Wanita yang hamil di luar nikah di perbolehkan untuk langsung di nikahkan dengan lelaki yang telah menghamilinya tanpa harus menunggu wanita tersebut melahirkan bayinya. Dalam Kompilasi Hukum Islam mennguraikan bahwa pernikahan wanita yang sedang hamil apalagi di luar nikah, berdasarkan dalil Al-Qur'an surat An-nur ayat 3. Dalam KHI ini tidaklah sah apabila wanita yang sedang hamil menikah dengan orang lain ( lelaki yang bukan menghamili nya).
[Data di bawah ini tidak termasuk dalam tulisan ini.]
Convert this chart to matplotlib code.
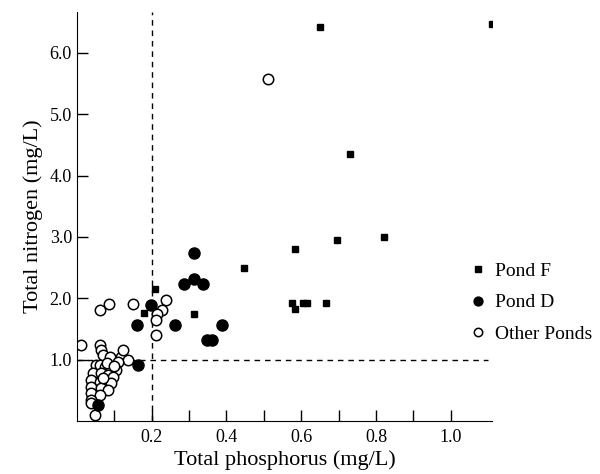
import matplotlib
matplotlib.use('Agg')
import matplotlib.pyplot as plt

plt.rcParams['font.family'] = ['Liberation Serif', 'DejaVu Serif']

# Pond F (squares)
pond_f_p = [1.11, 0.65, 0.73, 0.82, 0.695, 0.583, 0.447, 0.208, 0.18, 0.313,
            0.575, 0.583, 0.604, 0.615, 0.666]
pond_f_n = [6.47, 6.42, 4.35, 3.0, 2.95, 2.80, 2.50, 2.15, 1.76, 1.74,
            1.92, 1.82, 1.92, 1.92, 1.92]

# Pond D (filled circles)
pond_d_p = [0.313, 0.286, 0.313, 0.337, 0.198, 0.162, 0.262, 0.388, 0.348, 0.361,
            0.163, 0.058]
pond_d_n = [2.74, 2.23, 2.31, 2.23, 1.89, 1.56, 1.56, 1.56, 1.32, 1.32,
            0.91, 0.26]

# Other ponds (open circles)
other_p = [0.51, 0.061, 0.086, 0.15, 0.238, 0.227, 0.214, 0.211, 0.211,
           0.011, 0.061, 0.064, 0.07, 0.088, 0.118, 0.123, 0.136, 0.11,
           0.051, 0.061, 0.075, 0.091, 0.104, 0.043, 0.064, 0.083, 0.096,
           0.037, 0.061, 0.075, 0.091, 0.037, 0.064, 0.083, 0.037, 0.061,
           0.037, 0.037, 0.048, 0.07, 0.08, 0.10]
other_n = [5.57, 1.81, 1.90, 1.90, 1.97, 1.81, 1.74, 1.65, 1.40,
           1.24, 1.24, 1.16, 1.07, 1.04, 1.04, 1.16, 1.0, 0.96,
           0.91, 0.91, 0.88, 0.86, 0.83, 0.78, 0.78, 0.75, 0.72,
           0.67, 0.64, 0.62, 0.62, 0.55, 0.54, 0.50, 0.45, 0.42,
           0.34, 0.29, 0.10, 0.70, 0.95, 0.90]

x_ticks = [0.1, 0.2, 0.3, 0.4, 0.5, 0.6, 0.7, 0.8, 0.9, 1.0]
x_labels = ['', '0.2', '', '0.4', '', '0.6', '', '0.8', '', '1.0']
y_ticks = [1, 2, 3, 4, 5, 6]
y_labels = ['1.0', '2.0', '3.0', '4.0', '5.0', '6.0']

fig = plt.figure(figsize=(6, 4.74), dpi=100)
ax = fig.add_axes([0.128, 0.112, 0.692, 0.863])

# threshold lines
ax.axvline(0.2, color='black', lw=1, ls=(0, (4, 3.5)), zorder=1)
ax.axhline(1.0, xmin=0, xmax=0.99, color='black', lw=1, ls=(0, (4, 3.5)), zorder=1)

ax.plot(pond_f_p, pond_f_n, ls='none', marker='s', ms=5, color='black',
        label='Pond F', zorder=3)
ax.plot(pond_d_p, pond_d_n, ls='none', marker='o', ms=8, color='black',
        label='Pond D', zorder=3)
ax.plot(other_p, other_n, ls='none', marker='o', ms=7.5, mfc='white',
        mec='black', mew=1.1, label='Other Ponds', zorder=2)

ax.set_xlim(0, 1.11)
ax.set_ylim(0, 6.67)
ax.spines['top'].set_visible(False)
ax.spines['right'].set_visible(False)
ax.set_xticks(x_ticks)
ax.set_xticklabels(x_labels)
ax.set_yticks(y_ticks)
ax.set_yticklabels(y_labels)
ax.tick_params(direction='in', length=8, width=1, labelsize=13)
ax.tick_params(axis='x', pad=6)
ax.set_xlabel('Total phosphorus (mg/L)', fontsize=16, labelpad=3)
ax.set_ylabel('Total nitrogen (mg/L)', fontsize=16, labelpad=5)

leg = ax.legend(loc='upper left', bbox_to_anchor=(0.91, 0.43), frameon=False,
                fontsize=14, handlelength=0.6, handletextpad=0.6,
                labelspacing=0.7, markerscale=0.8)

fig.savefig('out.png', dpi=100)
Pada pasal ke 53 KHI seorang Wanita hamil diluar nikah boleh dikawinkan dengan pria yang menghamilinya tanpa menunggu kelahiran bayinya, dengan dilangsungkannya perkawinan pada saat Wanita tersebut sedang hamil maka tidaklah perlu mengulang perkawinan setelah anak tersebut dilahirkan.
TIPS MENGHINDARI PERCERAIAN
1. Komunikasi adalah Kunci.
Membicarakan permasalahan yang sedang di alami agar pasangan mampu memahami apa yang sedang di rasakan, selain berkomunikasi pentingnya bagi diri untuk menjadi pendengar yang baik bagi pasangan supaya tumbuh rasa sayang dan kasih dalam rumah tangga. Selain lebih dekat secara emosional di harapkan akan menemukan jalan keluar di setiap permasalahan yang hadir.
2. Berkomitmen pada Hubungan
Meskipun di perbolehkan namun perceraian bukanlah satu satunya pilihan, alangkah lebih baik untuk saling introspeksi diri sendiri dan saling memperbaiki kesalahan masing-masing.
Sebisa mungkin untuk menjaga komitmen untuk saling bersama suka maupun duka dan fokus.
3. Saling Menghormati.
Sebisa mungkin untuk membiasakan diri dan pasangan untuk membudayakan 3 kata kunci yakni tolong, maaf dan Terima kasih. Supaya menghadirkan kehangatan dalam rumah tangga.
4. Saling Memberi Ruang. Ada kalanya bersama dan ada kalanya mempunyai waktu untuk diri masing masing dengan cara memberi ruang.
5. Upayakan untuk menyiapkan bekal sebelum menikah.
Sebelum menikah alangkah baiknya kita mempelajari ilmu rumah tangga.